Under Milton Friedman’s plan, we would draw a line – say at $40,000 – and would subtract half of what someone makes from that amount.  We would then give them half the difference.

As an illustration, someone making $7 an hour and working full time will earn almost exactly $15,000 per year (we’ll round to $15,000 to keep the math simple).  If we subtract $15,000 from our line at $40,000 we get $25,000.  We give this worker half of that, or $12,500.  Since they earned $15,000 in the private economy, they take home $27,500 ($15,000 + $12,500).  A family of four with two working parents would earn $55,000 at just $7 per hour, and would be out of poverty.

The IRS gives us the bureaucracy to run this program, and it would allow us to augment wages every time a worker is paid – just as we already do for those who pay federal income taxes.  Better yet, under this program disadvantaged groups would be hired first rather than last, making this a program that would actually help people.

So why don’t we do it?

I’ll tell you why: because there is another class of advantaged workers in our country today, who have a vested interest in keeping as many people as possible out of the workforce.  For this group, the minimum wage is a godsend, allowing them to artificially increase their wages above where they would otherwise be.  You may have guessed who this group is, but just in case you have not, I’ll tell you: unions.  Unions benefit a great deal from any and all programs that keep people out of the workforce, and so they push for ever more generous welfare benefits, and ever higher minimum wages.  Unlike the typical ‘do good’ minimum wage supporter, those running unions really are evil, as they promote programs that hurt millions of Americans, all for their own self interest.

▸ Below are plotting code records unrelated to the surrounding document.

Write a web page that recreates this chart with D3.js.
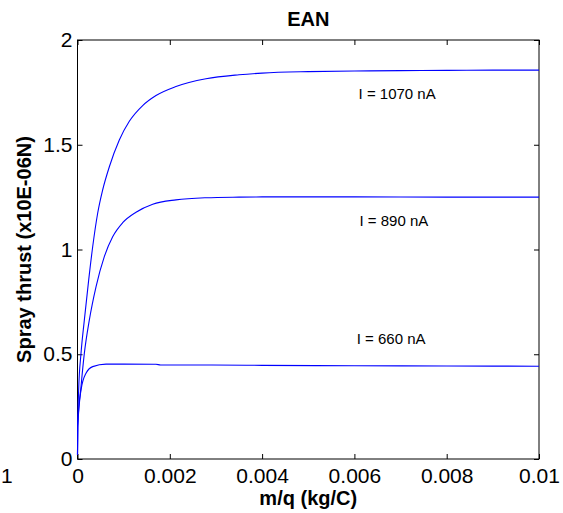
<!DOCTYPE html>
<html>
<head>
<meta charset="utf-8">
<script src="https://cdn.jsdelivr.net/npm/d3@7"></script>
<style>
  body { margin: 0; background: #fff; }
  text { font-family: Arial, "Liberation Sans", sans-serif; }
</style>
</head>
<body>
<div id="chart"></div>
<script>
// EAN spray thrust vs m/q, three emission currents

var xTicks = [0, 0.002, 0.004, 0.006, 0.008, 0.01];
var yTicks = [0, 0.5, 1, 1.5, 2];

var mq1070 = [0, 0.000005, 0.000025, 0.000076, 0.000148, 0.000242, 0.000329, 0.000437, 0.000545, 0.00069, 0.000906, 0.001123, 0.001412, 0.001701, 0.002134, 0.002784, 0.0035, 0.004, 0.005, 0.006, 0.007, 0.008, 0.009, 0.01];
var thrust1070 = [0.02, 0.16, 0.329, 0.504, 0.663, 0.854, 1.013, 1.173, 1.284, 1.395, 1.523, 1.612, 1.687, 1.735, 1.778, 1.815, 1.834, 1.842, 1.849, 1.852, 1.854, 1.855, 1.856, 1.856];

var mq890 = [0, 0.000005, 0.000076, 0.000148, 0.000256, 0.000401, 0.000581, 0.000762, 0.000979, 0.001268, 0.00163, 0.002134, 0.002784, 0.0035, 0.004, 0.006, 0.008, 0.01];
var thrust890 = [0.02, 0.16, 0.345, 0.504, 0.663, 0.822, 0.966, 1.061, 1.128, 1.178, 1.216, 1.237, 1.247, 1.25, 1.251, 1.251, 1.25, 1.25];

var mq660 = [0, 0.000005, 0.000076, 0.000184, 0.000329, 0.000618, 0.001, 0.0017, 0.0018, 0.00278, 0.004, 0.006, 0.008, 0.01];
var thrust660 = [0.02, 0.15, 0.329, 0.409, 0.441, 0.453, 0.453, 0.452, 0.449, 0.449, 0.447, 0.445, 0.444, 0.443];

var labels = ["I = 1070 nA", "I = 890 nA", "I = 660 nA"];
var labelX = [0.00609, 0.00611, 0.00605];
var labelY = [1.72, 1.11, 0.55];

var width = 563, height = 513;
var margin = {left: 77.5, right: 24, top: 40, bottom: 54};

var svg = d3.select("#chart").append("svg")
    .attr("width", width)
    .attr("height", height);

var x = d3.scaleLinear().domain([0, 0.01]).range([margin.left, width - margin.right]);
var y = d3.scaleLinear().domain([0, 2]).range([height - margin.bottom, margin.top]);
var fmt = d3.format("~g");

// box
svg.append("rect")
    .attr("x", x(0)).attr("y", y(2))
    .attr("width", x(0.01) - x(0)).attr("height", y(0) - y(2))
    .attr("fill", "none").attr("stroke", "#000").attr("stroke-width", 1);

function styleAxis(g) {
  g.select(".domain").remove();
  g.selectAll("line").attr("stroke", "#000");
  g.selectAll("text").attr("fill", "#000").style("font-size", "21px")
    .style("font-family", "Arial, 'Liberation Sans', sans-serif");
}

svg.append("g")
    .attr("transform", "translate(0," + y(0) + ")")
    .call(d3.axisBottom(x).tickValues(xTicks).tickFormat(fmt).tickSizeInner(-5).tickSizeOuter(0).tickPadding(9))
    .call(styleAxis);

svg.append("g")
    .attr("transform", "translate(0," + y(2) + ")")
    .call(d3.axisTop(x).tickValues(xTicks).tickFormat("").tickSizeInner(-5).tickSizeOuter(0))
    .call(styleAxis);

svg.append("g")
    .attr("transform", "translate(" + x(0) + ",0)")
    .call(d3.axisLeft(y).tickValues(yTicks).tickFormat(fmt).tickSizeInner(-5).tickSizeOuter(0).tickPadding(5))
    .call(styleAxis);

svg.append("g")
    .attr("transform", "translate(" + x(0.01) + ",0)")
    .call(d3.axisRight(y).tickValues(yTicks).tickFormat("").tickSizeInner(-5).tickSizeOuter(0))
    .call(styleAxis);

// curves
var line = d3.line()
    .x(function(d) { return x(d[0]); })
    .y(function(d) { return y(d[1]); })
    .curve(d3.curveMonotoneX);

[[mq1070, thrust1070], [mq890, thrust890], [mq660, thrust660]].forEach(function(s) {
  svg.append("path")
      .datum(d3.zip(s[0], s[1]))
      .attr("d", line)
      .attr("fill", "none")
      .attr("stroke", "#0000ff")
      .attr("stroke-width", 1.1);
});

labels.forEach(function(t, i) {
  svg.append("text")
      .attr("x", x(labelX[i])).attr("y", y(labelY[i]))
      .style("font-size", "15px")
      .text(t);
});

// title and axis labels
svg.append("text")
    .attr("x", (x(0) + x(0.01)) / 2).attr("y", 26)
    .attr("text-anchor", "middle")
    .style("font-size", "20px").style("font-weight", "bold")
    .text("EAN");

svg.append("text")
    .attr("x", (x(0) + x(0.01)) / 2).attr("y", 505)
    .attr("text-anchor", "middle")
    .style("font-size", "20px").style("font-weight", "bold")
    .text("m/q (kg/C)");

svg.append("text")
    .attr("transform", "translate(31," + ((y(0) + y(2)) / 2) + ") rotate(-90)")
    .attr("text-anchor", "middle")
    .style("font-size", "20px").style("font-weight", "bold")
    .text("Spray thrust (x10E-06N)");

// stray label from a neighbouring axis, cut by the left edge in the reference
svg.append("text")
    .attr("x", 1).attr("y", 483)
    .style("font-size", "21px")
    .text("1");
</script>
</body>
</html>
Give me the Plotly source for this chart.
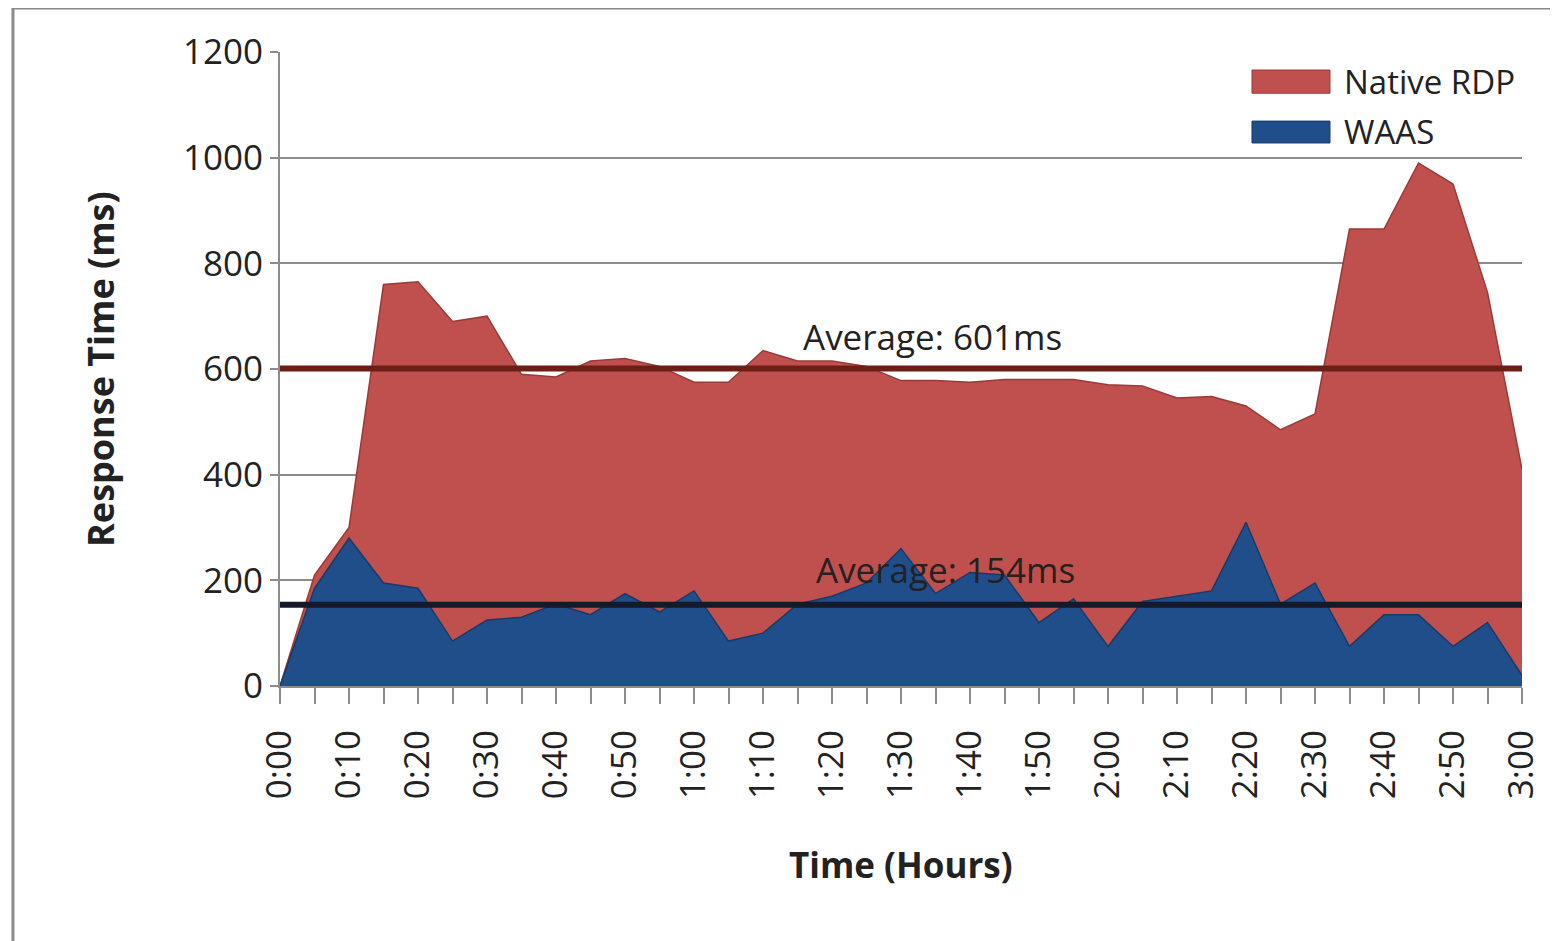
import plotly.graph_objects as go

# ---- data ----
times = ["0:00", "0:05", "0:10", "0:15", "0:20", "0:25", "0:30", "0:35", "0:40", "0:45",
         "0:50", "0:55", "1:00", "1:05", "1:10", "1:15", "1:20", "1:25", "1:30", "1:35",
         "1:40", "1:45", "1:50", "1:55", "2:00", "2:05", "2:10", "2:15", "2:20", "2:25",
         "2:30", "2:35", "2:40", "2:45", "2:50", "2:55", "3:00"]

native_rdp = [0, 210, 300, 760, 765, 690, 700, 590, 585, 615,
              620, 605, 575, 575, 635, 615, 615, 605, 578, 578,
              575, 580, 580, 580, 570, 568, 545, 548, 530, 485,
              515, 865, 865, 990, 950, 745, 410]

waas = [0, 185, 280, 195, 185, 85, 125, 130, 155, 135,
        175, 140, 180, 85, 100, 155, 170, 195, 260, 175,
        215, 210, 120, 165, 75, 160, 170, 180, 310, 155,
        195, 75, 135, 135, 75, 120, 20]

avg_native = 601
avg_waas = 154
series_names = ["Native RDP", "WAAS"]
y_ticks = [0, 200, 400, 600, 800, 1000, 1200]

FONT = "Open Sans"
RED_FILL = "#c0504d"
RED_LINE = "#9a3a37"
BLUE_FILL = "#1f4e8a"
BLUE_LINE = "#173b68"
AVG_RED = "#6d1f17"
AVG_BLUE = "#151a2a"
GRID = "#8c8c8c"

fig = go.Figure()

fig.add_trace(go.Scatter(
    x=times, y=native_rdp, name=series_names[0], mode="lines",
    fill="tozeroy", fillcolor=RED_FILL,
    line=dict(color=RED_LINE, width=1.5), showlegend=False))

fig.add_trace(go.Scatter(
    x=times, y=waas, name=series_names[1], mode="lines",
    fill="tozeroy", fillcolor=BLUE_FILL,
    line=dict(color=BLUE_LINE, width=1.5), showlegend=False))

fig.add_trace(go.Scatter(
    x=[times[0], times[-1]], y=[avg_native, avg_native], mode="lines",
    line=dict(color=AVG_RED, width=6), showlegend=False, hoverinfo="skip"))

fig.add_trace(go.Scatter(
    x=[times[0], times[-1]], y=[avg_waas, avg_waas], mode="lines",
    line=dict(color=AVG_BLUE, width=6), showlegend=False, hoverinfo="skip"))

ticktext = [t if i % 2 == 0 else "" for i, t in enumerate(times)]

fig.update_xaxes(
    type="category", range=[0, len(times) - 1],
    tickmode="array", tickvals=times, ticktext=ticktext,
    tickangle=-90, ticks="outside", ticklen=16, tickwidth=2, tickcolor=GRID,
    ticklabelstandoff=12,
    tickfont=dict(family=FONT, size=35, color="#222"),
    showline=True, linecolor=GRID, linewidth=2,
    showgrid=False, zeroline=False)

fig.update_yaxes(
    range=[0, 1200], tickmode="array", tickvals=y_ticks,
    ticks="outside", ticklen=8, tickwidth=2, tickcolor=GRID,
    ticklabelstandoff=0,
    tickfont=dict(family=FONT, size=35, color="#222"),
    showline=True, linecolor=GRID, linewidth=2,
    showgrid=True, gridcolor=GRID, gridwidth=2, zeroline=False)

annotations = [
    dict(x=18.9, y=662, xref="x", yref="y", text="Average: 601ms", showarrow=False,
         xanchor="center", yanchor="middle",
         font=dict(family=FONT, size=35, color="#222")),
    dict(x=19.3, y=220, xref="x", yref="y", text="Average: 154ms", showarrow=False,
         xanchor="center", yanchor="middle",
         font=dict(family=FONT, size=35, color="#222")),
    dict(x=-0.145, y=0.5, xref="paper", yref="paper", text="<b>Response Time (ms)</b>",
         textangle=-90, showarrow=False, xanchor="center", yanchor="middle",
         font=dict(family=FONT, size=36, color="#222")),
    dict(x=0.5, y=-0.282, xref="paper", yref="paper", text="<b>Time (Hours)</b>",
         showarrow=False, xanchor="center", yanchor="middle",
         font=dict(family=FONT, size=35, color="#222")),
    dict(x=0.855, y=0.954, xref="paper", yref="paper", text=series_names[0],
         xanchor="left", yanchor="middle", showarrow=False,
         font=dict(family=FONT, size=33, color="#222")),
    dict(x=0.855, y=0.874, xref="paper", yref="paper", text=series_names[1],
         xanchor="left", yanchor="middle", showarrow=False,
         font=dict(family=FONT, size=33, color="#222")),
]

shapes = [
    # legend swatches
    dict(type="rect", xref="paper", yref="paper", x0=0.7826, x1=0.8454, y0=0.935, y1=0.9716,
         fillcolor=RED_FILL, line=dict(color=RED_LINE, width=1)),
    dict(type="rect", xref="paper", yref="paper", x0=0.7826, x1=0.8454, y0=0.8565, y1=0.891,
         fillcolor=BLUE_FILL, line=dict(color=BLUE_LINE, width=1)),
    # outer frame (top and left)
    dict(type="line", xref="paper", yref="paper", x0=-0.2150, x1=1.05, y0=1.0694, y1=1.0694,
         line=dict(color="#8a8a8a", width=3)),
    dict(type="line", xref="paper", yref="paper", x0=-0.2150, x1=-0.2150, y0=1.0694, y1=-0.45,
         line=dict(color="#8a8a8a", width=3)),
]

fig.update_layout(
    width=1558, height=941,
    margin=dict(l=272, r=44, t=44, b=263),
    paper_bgcolor="white", plot_bgcolor="white",
    annotations=annotations, shapes=shapes,
    showlegend=False,
    font=dict(family=FONT),
)

fig.write_html("out.html")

Unions even rig ‘studies’ to support the minimum wage, doing things like looking at the effect of the minimum wage six months after it takes effect.  Obviously, when the wage first goes up (particularly if the hike is unexpected), employers have little choice but to pay more.  The negative effects on employment take longer than six months to occur, and unions know that, so they only look out six months.  Sometimes they will commission surveys done just before a minimum wage hike, and again after the hike, to compare hiring levels between the two periods.  Since none of the employers that went out of business, or moved, in response to the minimum wage are around to take the second survey, the results are misleading – which is why unions like this technique.  Unions do not ‘study’ the minimum wage; they propagandize it.

Fighting to replace the minimum wage with a program that works, should be one of the moral imperatives of our time.  We live in the richest country on Earth, and we want t there to be a minimum level of subsistence below which no worker need fall.  Of course we want that.  But we need to be smart, using programs that work rather than programs that harm the very people who need our help.  It is time to call out the minimum wage for what it really is, and once and for all, to reject it.

4 thoughts on “The Case Against the Minimum Wage”

  1. In the example of the family of four with two working parents, the so called negative income tax would provide them with $23.000 on top of their earnings annually. If that same family had no working parents, they would receive a total of $40,000. That $15,000 per year difference seems like a relatively small incentive for working considering that they “get” $40,000 for not working. Am I missing something?

    1. Ideally, the negative income tax would replace both the minimum wage as well as welfare. With no minimum wage, anyone who wants a job would be able to find one.

      1. “With no minimum wage, anyone who wants a job would be able to find one.”

        You can’t be serious.

        1. Of course I’m serious. How far do you think wages would fall? Where I live, McDonalds is paying $11 an hour.